SHORT EXERCISE:
Nothing but the lines from the top of the data to the line holding "728, 792, 860]" should be printed, word for word and both ends included; leave the pictures out.

MATERIAL PROVIDED:
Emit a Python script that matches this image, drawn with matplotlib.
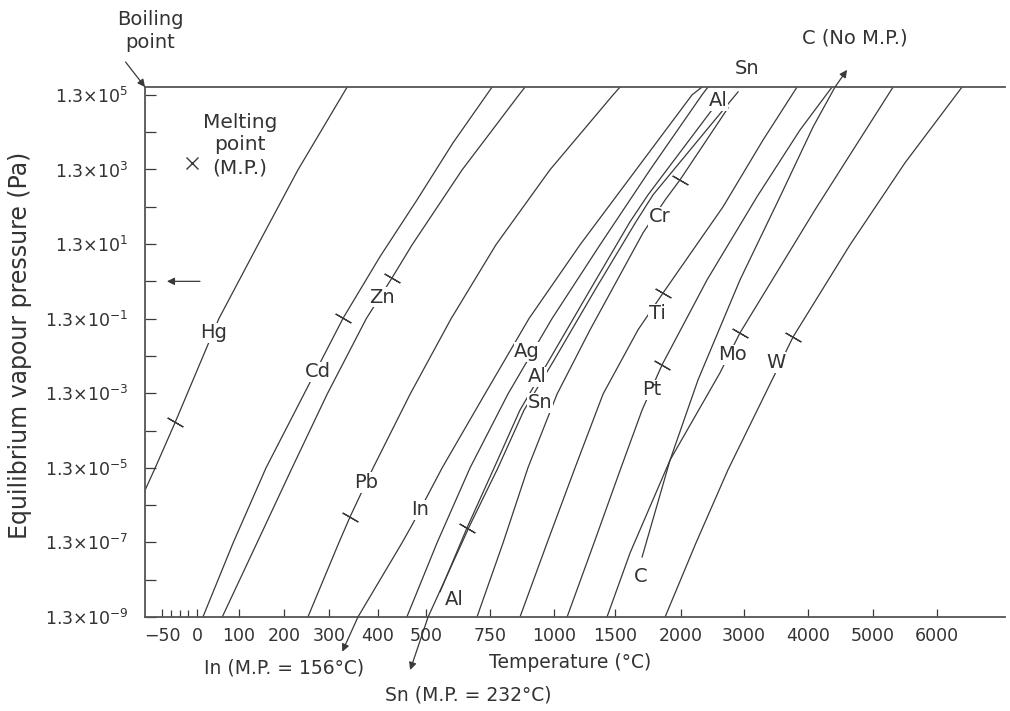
import numpy as np
import matplotlib
matplotlib.use("Agg")
import matplotlib.pyplot as plt
from matplotlib.ticker import FixedLocator, FixedFormatter, NullFormatter

plt.rcParams['font.family'] = ['DejaVu Sans']

INK = '#3a3a3a'
TXT = '#333333'

# the temperature axis of the original is not uniform: tick values and
# where each one sits along the axis (distance from the left spine)
SCALE_T   = [-75, -50, 0, 100, 200, 300, 400, 500, 750, 1000, 1500, 2000, 3000, 4000, 5000, 6000, 7050]
SCALE_POS = [0, 17, 52, 94, 139, 184, 233, 281, 345, 409, 470, 536, 599, 663, 728, 792, 860]

T_TICKS = [-50, 0, 100, 200, 300, 400, 500, 750, 1000, 1500, 2000, 3000, 4000, 5000, 6000]
T_LABELS = ['\u221250', '0', '100', '200', '300', '400', '500', '750', '1000',
            '1500', '2000', '3000', '4000', '5000', '6000']
T_MINOR = [-37, -24, -13]

HG_T = [-75, -60, -31, 52, 142, 231, 337]
HG_K = [-5.6, -5.0, -3.77, -1.0, 0.98, 2.99, 5.21]
CD_T = [14, 86, 160, 247, 329, 404, 481, 605, 758]
CD_K = [-9.0, -7.01, -5.0, -2.96, -0.98, 0.66, 2.18, 3.71, 5.21]
ZN_T = [60, 140, 218, 296, 376, 429, 471, 641, 863, 887]
ZN_K = [-9.0, -7.01, -5.0, -3.02, -1.0, 0.09, 0.98, 2.99, 5.0, 5.21]
PB_T = [253, 320, 343, 390, 467, 598, 773, 984, 1484, 1538]
PB_K = [-9.0, -7.01, -6.31, -5.0, -3.02, -1.0, 0.98, 2.99, 5.0, 5.21]
IN_T = [359, 450, 471, 563, 730, 902, 1213, 1659, 2175, 2333]
IN_K = [-9.0, -7.01, -6.53, -5.0, -3.02, -1.0, 0.98, 2.99, 5.0, 5.21]
AG_T = [460, 543, 672, 820, 992, 1377, 1765, 2333, 2428]
AG_K = [-9.0, -7.01, -5.0, -3.02, -1.0, 0.98, 2.99, 5.0, 5.21]
AL_T = [555, 660, 766, 867, 977, 1295, 1614, 1750, 2492]
AL_K = [-8.32, -6.61, -5.0, -3.45, -2.16, -0.23, 1.60, 2.32, 4.60]
SN_T = [508, 672, 781, 883, 996, 1336, 1659, 1788, 2905]
SN_K = [-9.0, -6.53, -5.0, -3.45, -2.16, -0.23, 1.60, 2.32, 5.08]
CR_T = [699, 801, 898, 1025, 1295, 1712, 1879, 1992, 2746]
CR_K = [-9.0, -7.01, -5.0, -3.02, -1.30, 1.30, 2.18, 2.72, 4.65]
TI_T = [867, 973, 1172, 1402, 1674, 1864, 2667, 3297, 3828]
TI_K = [-9.0, -7.01, -5.0, -3.02, -1.30, -0.31, 2.0, 3.79, 5.21]
PT_T = [1107, 1328, 1545, 1705, 1856, 2413, 3203, 3875, 4369]
PT_K = [-9.0, -7.01, -5.0, -3.45, -2.24, 0.04, 2.27, 4.06, 5.21]
MO_T = [1434, 1614, 1917, 2619, 2936, 4108, 5313]
MO_K = [-9.0, -7.28, -4.79, -2.45, -1.38, 1.92, 5.21]
C_T = [1705, 1917, 2270, 2936, 3563, 4077, 4415]
C_K = [-7.39, -4.79, -2.64, 0.04, 2.27, 4.14, 5.21]
W_T = [1879, 2238, 2746, 3453, 3766, 4646, 5500, 6386]
W_K = [-9.0, -7.01, -5.05, -2.59, -1.49, 0.98, 3.18, 5.21]

# melting points marked on the curves
MP_T = [-31, 329, 429, 343, 660, 1992, 1864, 1856, 2936, 3766]
MP_K = [-3.77, -0.98, 0.09, -6.31, -6.61, 2.72, -0.31, -2.24, -1.38, -1.49]

LABEL_TEXT = ['Hg', 'Cd', 'Zn', 'Pb', 'In', 'Ag', 'Al', 'Sn', 'Al', 'Cr', 'Ti',
              'Pt', 'Mo', 'W', 'C', 'Al']
LABEL_T = [40, 276, 408, 376, 487, 895, 934, 945, 609, 1841, 1818, 1780, 2809,
           3500, 1697, 2587]
LABEL_K = [-1.38, -2.43, -0.42, -5.40, -6.13, -1.89, -2.56, -3.26, -8.54, 1.73,
           -0.87, -2.91, -1.97, -2.18, -7.92, 4.84]

K_TOP = 5.21


def pa(k):
    return 1.3 * 10.0 ** np.asarray(k, dtype=float)


def fwd(t):
    return np.interp(t, SCALE_T, SCALE_POS)


def inv(p):
    return np.interp(p, SCALE_POS, SCALE_T)


fig = plt.figure(figsize=(10.1, 7.11), dpi=100)
ax = fig.add_axes([0.1436, 0.1322, 0.8515, 0.7454])
ax.set_xscale('function', functions=(fwd, inv))
ax.set_yscale('log')
ax.set_xlim(-75, 7050)
ax.set_ylim(1.3e-9, pa(K_TOP))

curves = [(HG_T, HG_K), (CD_T, CD_K), (ZN_T, ZN_K), (PB_T, PB_K), (IN_T, IN_K),
          (AG_T, AG_K), (AL_T, AL_K), (SN_T, SN_K), (CR_T, CR_K), (TI_T, TI_K),
          (PT_T, PT_K), (MO_T, MO_K), (C_T, C_K), (W_T, W_K)]
for t, k in curves:
    ax.plot(t, pa(k), color=INK, lw=0.9, zorder=2)

ax.plot(MP_T, pa(MP_K), ls='none', marker=(2, 2, 60), ms=13, mew=0.9,
        color=INK, zorder=2)

for s, t, k in zip(LABEL_TEXT, LABEL_T, LABEL_K):
    ax.text(t, pa(k), s, ha='center', va='center', fontsize=14, color=TXT,
            zorder=4, bbox=dict(fc='white', ec='none', pad=0.5))

# legend-ish note for the melting point mark
ax.plot([-7], pa([3.18]), ls='none', marker='x', ms=9, mew=1.0, color=INK)
ax.text(102, pa(3.66), 'Melting\npoint\n(M.P.)', ha='center', va='center',
        fontsize=14.5, color=TXT, linespacing=1.25)

arrow = dict(arrowstyle='-|>', color=INK, lw=0.9, mutation_scale=11,
             shrinkA=0, shrinkB=0)
ax.annotate('', xy=(-43, pa(0.0)), xytext=(7, pa(0.0)), arrowprops=arrow)
ax.annotate('', xy=(327, pa(-9.93)), xytext=(359, pa(-9.0)),
            arrowprops=arrow, annotation_clip=False)
ax.annotate('', xy=(467, pa(-10.42)), xytext=(508, pa(-9.0)),
            arrowprops=arrow, annotation_clip=False)
ax.annotate('', xy=(4600, pa(5.67)), xytext=(4415, pa(K_TOP)),
            arrowprops=arrow, annotation_clip=False)
ax.annotate('', xy=(0, 1), xycoords='axes fraction', xytext=(-14, 18),
            textcoords='offset points', arrowprops=arrow, annotation_clip=False)

# texts outside the frame
fig.text(150 / 1010, 1 - 31 / 711, 'Boiling\npoint', ha='center', va='center',
         fontsize=14, color=TXT, linespacing=1.3)
fig.text(747 / 1010, 1 - 68 / 711, 'Sn', ha='center', va='center',
         fontsize=14, color=TXT)
fig.text(855 / 1010, 1 - 38 / 711, 'C (No M.P.)', ha='center', va='center',
         fontsize=14, color=TXT)
fig.text(284 / 1010, 1 - 668 / 711, 'In (M.P. = 156\u00b0C)', ha='center',
         va='center', fontsize=13.5, color=TXT)
fig.text(468 / 1010, 1 - 695 / 711, 'Sn (M.P. = 232\u00b0C)', ha='center',
         va='center', fontsize=13.5, color=TXT)
fig.text(570 / 1010, 1 - 662 / 711, 'Temperature (\u00b0C)', ha='center',
         va='center', fontsize=13.5, color=TXT)
fig.text(20 / 1010, 1 - 345 / 711, 'Equilibrium vapour pressure (Pa)',
         ha='center', va='center', rotation=90, fontsize=17, color=TXT)

# axes styling
ax.xaxis.set_major_locator(FixedLocator(T_TICKS))
ax.xaxis.set_major_formatter(FixedFormatter(T_LABELS))
ax.xaxis.set_minor_locator(FixedLocator(T_MINOR))
ax.xaxis.set_minor_formatter(NullFormatter())

y_major = [k for k in range(-9, 6, 2)]
y_minor = [k for k in range(-8, 5, 2)]
ax.yaxis.set_major_locator(FixedLocator(pa(y_major)))
ax.yaxis.set_major_formatter(FixedFormatter(
    [r'1.3$\times$10$^{%d}$' % k for k in y_major]))
ax.yaxis.set_minor_locator(FixedLocator(pa(y_minor)))
ax.yaxis.set_minor_formatter(NullFormatter())

ax.tick_params(axis='y', which='both', direction='in', length=8, width=0.9,
               color=INK, labelsize=12.5, labelcolor=TXT, pad=12)
ax.tick_params(axis='x', which='major', direction='in', length=6, width=0.9,
               color=INK, labelsize=12.5, labelcolor=TXT, pad=7)
ax.tick_params(axis='x', which='minor', direction='in', length=5, width=0.9,
               color=INK)

ax.spines['right'].set_visible(False)
for side in ['left', 'bottom', 'top']:
    ax.spines[side].set_color('#555555')
    ax.spines[side].set_linewidth(1.3)

fig.savefig('out.png', dpi=100)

WRITTEN ANSWER:
Emit a Python script that matches this image, drawn with matplotlib.
import numpy as np
import matplotlib
matplotlib.use("Agg")
import matplotlib.pyplot as plt
from matplotlib.ticker import FixedLocator, FixedFormatter, NullFormatter

plt.rcParams['font.family'] = ['DejaVu Sans']

INK = '#3a3a3a'
TXT = '#333333'

# the temperature axis of the original is not uniform: tick values and
# where each one sits along the axis (distance from the left spine)
SCALE_T   = [-75, -50, 0, 100, 200, 300, 400, 500, 750, 1000, 1500, 2000, 3000, 4000, 5000, 6000, 7050]
SCALE_POS = [0, 17, 52, 94, 139, 184, 233, 281, 345, 409, 470, 536, 599, 663, 728, 792, 860]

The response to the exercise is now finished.